B) Voluntary Winding Up
Voluntary winding up of a company takes place by mutual agreement of the members of the company. Voluntary winding up may take place either by the passing of a special resolution or by passing an ordinary resolution by the members as a result of the expiry of its period as fixed by the Articles of Association or the completion of the project or event for which it was constituted. The companies have to comply with the following procedure for winding up as provided by the Companies act, 2013-
- The company shall conduct a meeting with at least two directors with the agenda to initiate the winding up of the company. The directors shall ensure that the company does not have any third-party debts or it will be able to repay its debts in case it’s wound up.
- The company shall issue a written notice in this regard to conduct a general meeting of all the shareholders for passing a resolution for the same.
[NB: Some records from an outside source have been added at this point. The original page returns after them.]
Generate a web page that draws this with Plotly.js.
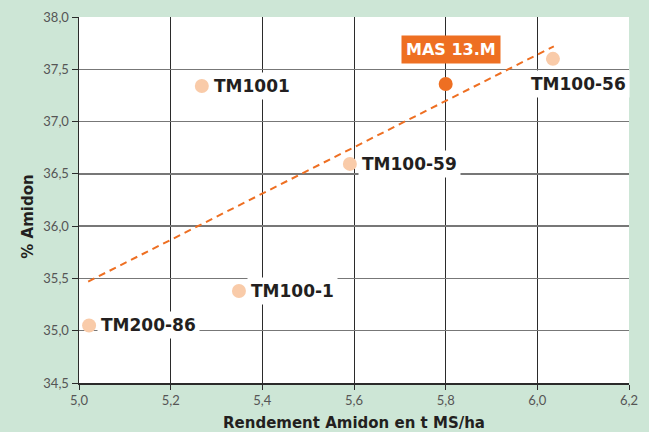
<!DOCTYPE html>
<html>
<head>
<meta charset="utf-8">
<script src="https://cdn.plot.ly/plotly-3.0.1.min.js"></script>
<style>html,body{margin:0;padding:0;background:#cde6d6;}</style>
</head>
<body>
<div id="chart" style="width:649px;height:432px;"></div>
<script>
const names = ["TM200-86", "TM100-1", "TM1001", "TM100-59", "MAS 13.M", "TM100-56"];
const rendement = [5.022, 5.349, 5.268, 5.591, 5.80, 6.034];
const amidon = [35.05, 35.38, 37.34, 36.595, 37.36, 37.60];
const trendX = [5.02, 6.036];
const trendY = [35.47, 37.72];
const highlight = "MAS 13.M";
const yTitle = "% Amidon";
const xTitle = "Rendement Amidon en t MS/ha";

const peach = "#f9cba9";
const orange = "#ee6f22";

const others = names.map((n,i)=>i).filter(i=>names[i]!==highlight);
const hi = names.indexOf(highlight);

const traces = [
  {x: trendX, y: trendY, mode: "lines", line: {color: orange, width: 2, dash: "7px,5px"}, hoverinfo: "skip"},
  {x: others.map(i=>rendement[i]), y: others.map(i=>amidon[i]), mode: "markers",
   marker: {color: peach, size: 14}},
  {x: [rendement[hi]], y: [amidon[hi]], mode: "markers", marker: {color: orange, size: 14}}
];

const FF = "DejaVu Sans, sans-serif";
const labelFont = {family: FF, size: 17, color: "#231f20"};
const anns = [];
names.forEach((n,i)=>{
  if (n === highlight) {
    anns.push({x: rendement[i], y: amidon[i], xref: "x", yref: "y", text: "<b>" + n + "</b>",
      showarrow: false, xanchor: "center", yanchor: "middle", xshift: 5, yshift: 34,
      bgcolor: orange, font: {family: FF, size: 16, color: "#ffffff"}, borderpad: 4});
  } else if (n === "TM100-56") {
    anns.push({x: rendement[i], y: amidon[i], xref: "x", yref: "y", text: "<b>" + n + "</b>",
      showarrow: false, xanchor: "center", yanchor: "middle", xshift: 26, yshift: -25,
      bgcolor: "#ffffff", font: labelFont, borderpad: 3});
  } else {
    anns.push({x: rendement[i], y: amidon[i], xref: "x", yref: "y", text: "<b>" + n + "</b>",
      showarrow: false, xanchor: "left", yanchor: "middle", xshift: 8, yshift: 0,
      bgcolor: "#ffffff", font: labelFont, borderpad: 3});
  }
});
anns.push({xref: "paper", yref: "paper", x: -0.093, y: 0.454, text: "<b>" + yTitle + "</b>",
  textangle: -90, showarrow: false, xanchor: "center", yanchor: "middle",
  font: {family: FF, size: 15, color: "#231f20"}});

const layout = {
  width: 649, height: 432,
  paper_bgcolor: "#cde6d6", plot_bgcolor: "#ffffff",
  margin: {l: 79, r: 20, t: 17, b: 49},
  showlegend: false,
  separators: ",.",
  xaxis: {range: [5.0, 6.2], dtick: 0.2, tick0: 5.0, tickformat: ".1f",
    showgrid: true, gridcolor: "#2b2b2b", gridwidth: 1,
    showline: true, linecolor: "#2b2b2b", linewidth: 1.5,
    ticks: "outside", ticklen: 5, tickcolor: "#2b2b2b",
    zeroline: false,
    tickfont: {family: "Lato, sans-serif", size: 13, color: "#555555"},
    title: {text: "<b>" + xTitle + "</b>", standoff: 10,
      font: {family: FF, size: 15, color: "#231f20"}}},
  yaxis: {range: [34.5, 38.0], dtick: 0.5, tick0: 34.5, tickformat: ".1f",
    showgrid: true, gridcolor: "#777777", gridwidth: 1.5,
    showline: true, linecolor: "#2b2b2b", linewidth: 1.5,
    ticks: "outside", ticklen: 6, tickcolor: "#2b2b2b",
    zeroline: false,
    tickfont: {family: "Lato, sans-serif", size: 13, color: "#555555"}},
  annotations: anns
};

Plotly.newPlot("chart", traces, layout, {displayModeBar: false, staticPlot: true});
</script>
</body>
</html>
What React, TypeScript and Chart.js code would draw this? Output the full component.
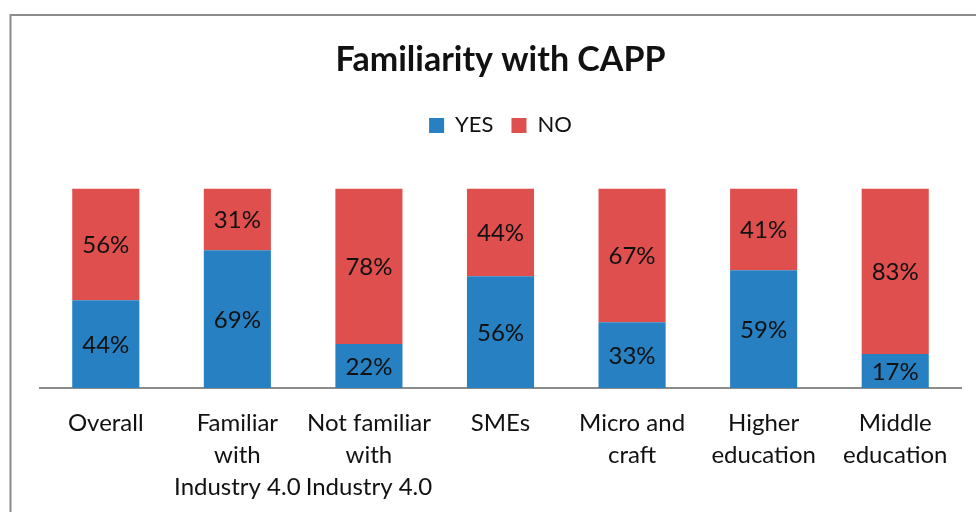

- The company in the general meeting shall pass an ordinary resolution to wind up the company by a simple majority or special majority of 3/4th members.
- After passing the resolution, the company shall conduct a meeting of all the creditors. If the majority of creditors think that winding up would be beneficial for the company, the company may proceed with the same.
- Within 10 days of the passing of the resolution, the company shall file a notice of winding up with the registrar of companies for the appointment of an official liquidator.
- Within 14 days of the passing of the resolution, the company shall give notice regarding the winding up of the company in the official gazette as well as advertise it in the newspaper.
- Within 30 days of the passing of the resolution, the company shall file the certified copies of ordinary or the special resolution passed in the general meeting.
- The company shall wind up the affairs of the company and prepare the liquidator’s account and get the same audited.
- The company shall again conduct a general meeting in furtherance of the winding-up objective.
- In the general meeting, the company shall pass a special resolution for the disposal of books and all necessary documents.
- With 15 days of the passing of the resolution, the company shall submit the copy of accounts and apply for winding up in the tribunal for passing the order for dissolution of the company.
- The tribunal shall, if satisfied with the documents submitted by the company, pass an order within 60 days to effect of dissolution of the company.
- After the order to this effect has been passed by the tribunal, the official liquidator shall file a copy of the order with the registrar of companies.
- After receiving the order passed by the tribunal, the registrar shall then publish a notice in the Official Gazette declaring that the company is dissolved.